Devlet Üstün Hizmet Madalyalı Yargıtay Onursal Üyesi Ali Suat Ertosun, son yıllarda yapılan uygulamalara ÇEDES protokolünün de eklenmesiyle eğitim sisteminin Atatürk ilkelerinden hızla uzaklaşıldığı uyarısını yaptı. Ertosun, dini dernek ve vakıflarla yapılan protokollerin içeriğini mahkeme kararına rağmen öğrenemediklerini belirtti, bunların iptali için Anayasa Mahkemesi'ne bireysel başvuruda bulundu. Milli Eğitim Bakanlığı Hayat Boyu Öğrenme Genel Müdürlüğünün Ensar Vakfı, Birlik Vakfı, TÜGVA ve İlim Yayma Cemiyeti ile yaptığı protokollerin iptali için açılan davalar oy çokluğuyla reddedildi.
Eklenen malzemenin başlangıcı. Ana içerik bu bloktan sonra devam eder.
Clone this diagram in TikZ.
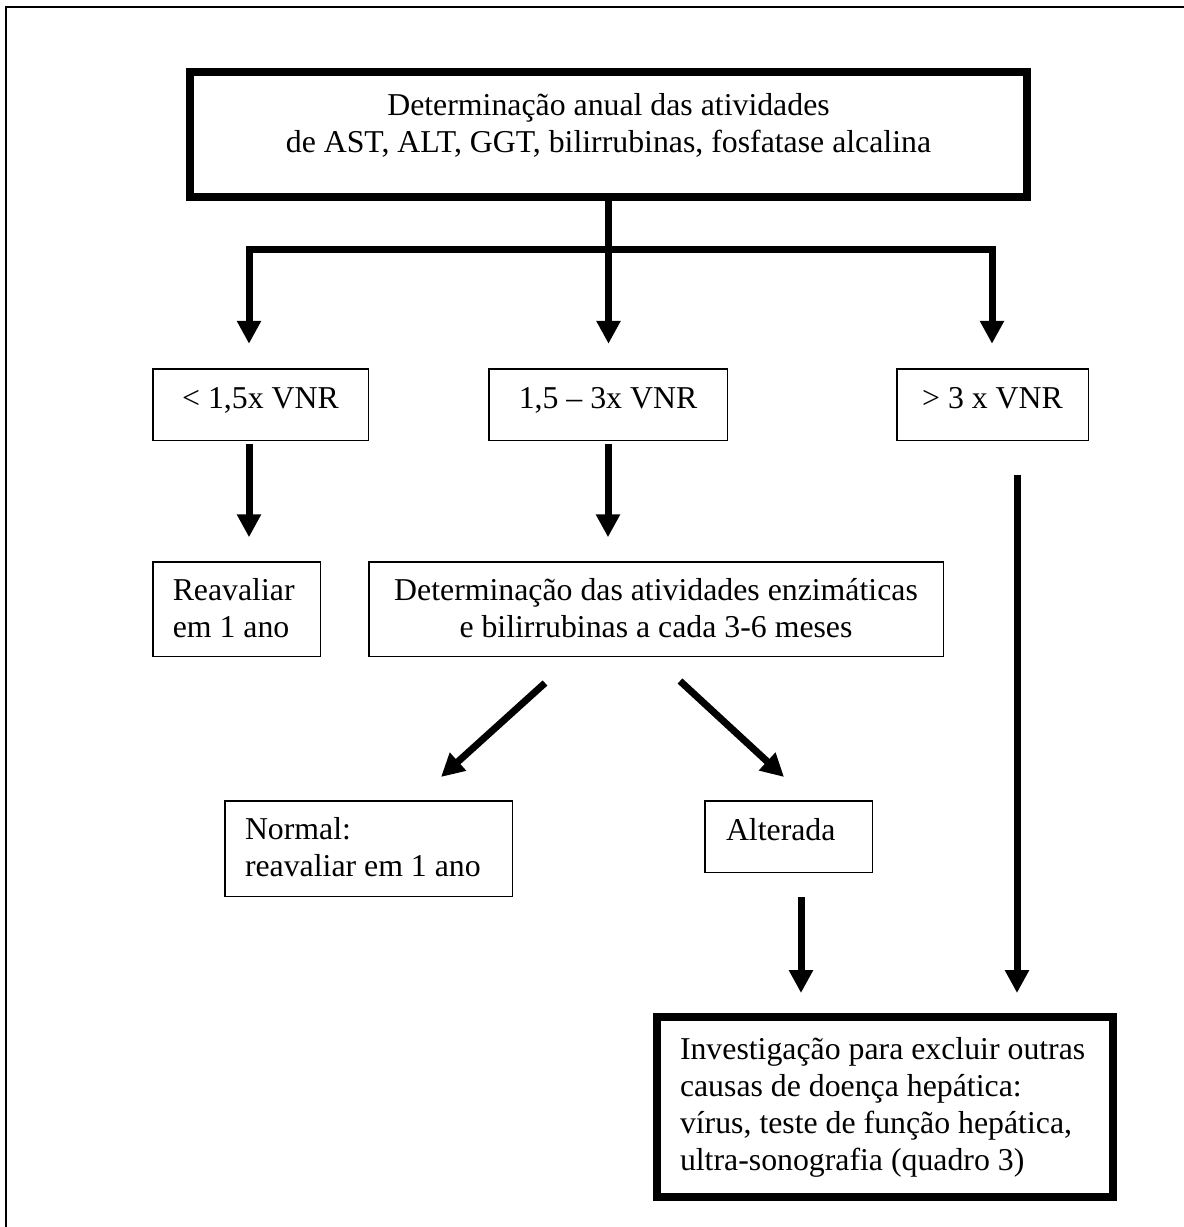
\documentclass[tikz,border=0pt]{standalone}
\usepackage{fontspec}
\setmainfont{Liberation Serif}
\usetikzlibrary{calc,arrows.meta}
\def\boxtext[#1]#2{\begin{tabular}[t]{@{}#1@{}}#2\end{tabular}}
\def\leftboxtext[#1](#2)#3{\makebox[#1][l]{\hspace*{#2}\boxtext[l]{#3}}}

\tikzset{
	thinbox/.style={draw, line width=1.5pt, inner sep=0pt, outer sep=0pt, anchor=north west},
	fatbox/.style={draw, line width=8pt, inner sep=0pt, outer sep=0pt, anchor=north west},
	fatline/.style={line width=7pt},
	fatarrow/.style={line width=7pt, -{Triangle[width=23pt,length=23pt]}},
}

\begin{document}
\begin{tikzpicture}[x=1pt, y=-1pt, font=\fontsize{31.8}{37}\selectfont]
			%%%%% START %%%%%
			\useasboundingbox (0,0) rectangle (1184,1227);
			\draw[line width=2pt] (6,1227) -- (6,7) -- (1184,7);
			
			\node[fatbox, minimum width=837, text height=43, text depth=82] (anual) at (190,72) {\boxtext[c]{Determinação anual das atividades\\de AST, ALT, GGT, bilirrubinas, fosfatase alcalina}};
			
			\node[thinbox, minimum width=215.5, text height=39.25, text depth=32.25] (menor) at (152.75,368.75) {< 1,5x VNR};
			\node[thinbox, minimum width=238.5, text height=39.25, text depth=32.25] (medio) at (488.75,368.75) {1,5 \textendash{} 3x VNR};
			\node[thinbox, minimum width=191.5, text height=39.25, text depth=32.25] (maior) at (896.75,368.75) {> 3 x VNR};
			
			\node[thinbox, text height=38.25, text depth=56.25] (reav) at (152.75,561.75) {\leftboxtext[167.5pt](20pt){Reavaliar\\em 1 ano}};
			\node[thinbox, minimum width=574.5, text height=38.25, text depth=56.25] (enzim) at (368.75,561.75) {\boxtext[c]{Determinação das atividades enzimáticas\\e bilirrubinas a cada 3-6 meses}};
			
			\node[thinbox, text height=38.25, text depth=57.25] (normal) at (224.75,800.75) {\leftboxtext[287.5pt](20.25pt){Normal:\\reavaliar em 1 ano}};
			\node[thinbox, text height=39.25, text depth=32.25] (alterada) at (704.75,800.75) {\leftboxtext[167.5pt](21.25pt){Alterada}};
			
			\node[fatbox, text height=42, text depth=138] (invest) at (657,1017) {\leftboxtext[456pt](23pt){Investigação para excluir outras\\causas de doença hepática:\\vírus, teste de função hepática,\\ultra-sonografia (quadro 3)}};
			
			\coordinate (garfoE) at (249,249.5);
			\coordinate (garfoD) at (992,249.5);
			\coordinate (desceD) at ($(maior.south)+(24.5,35)$);
			\coordinate (desceA) at ($(alterada.south)+(12.5,24.75)$);
			
			\draw[fatline, line cap=rect] (garfoE) -- (garfoD);
			\draw[fatline] (anual.south) -- (anual.south |- garfoE);
			\draw[fatarrow, shorten >=25pt] (garfoE) -- (garfoE |- menor.north);
			\draw[fatarrow, shorten >=25pt] (anual.south |- garfoE) -- (anual.south |- medio.north);
			\draw[fatarrow, shorten >=25pt] (garfoD) -- (garfoD |- maior.north);
			
			\draw[fatarrow, shorten <=3.5pt, shorten >=24.5pt] (garfoE |- menor.south) -- (garfoE |- reav.north);
			\draw[fatarrow, shorten <=3.5pt, shorten >=24.5pt] (medio.south) -- (medio.south |- enzim.north);
			\draw[fatarrow, shorten >=24pt] (desceD) -- (desceD |- invest.north);
			
			\draw[fatarrow] ($(enzim.south)+(-111,26.75)$) -- ($(normal.north)+(72.5,-23.75)$);
			\draw[fatarrow] ($(enzim.south)+(24,24.75)$) -- ($(alterada.north)+(-4.5,-23.75)$);
			\draw[fatarrow, shorten >=24pt] (desceA) -- (desceA |- invest.north);
			%%%%% END %%%%%
		\end{tikzpicture}
\end{document}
Ertosun SÖZCÜ'ye şunları söyledi:
“Milli Eğitim Bakanlığı Din Öğretimi Genel Müdürlüğünün Ensar Vakfı ile yaptığı protokolün içeriğini öğrenmek için açtığımız dava lehimize sonuçlandı. Ancak protokol metni verilmedi. Okullarda Andımızın kaldırılması üzerine açtığımız iki dava da reddedildi. Bu kararlara karşı bireysel inceleme başvurusunda bulunduk. Birinde verilen yürütmeyi durdurma kararı uygulanmadı.”
Bülent Ecevit Hükümeti döneminde Ceza ve Tevkifevleri Genel Müdürlüğü görevinde bulunan emekli yüksek yargıç Ertosun, “Bugünün temelleri, geçmiş yıllarda atılmış olup, halen de sürdürülmektedir. Eğitim sistemimiz Atatürk ilke ve inkılaplarından hızla uzaklaştırılmakta; dini vakıf ve cemaatlere terk edilmektedir” tespitini dile getirdi.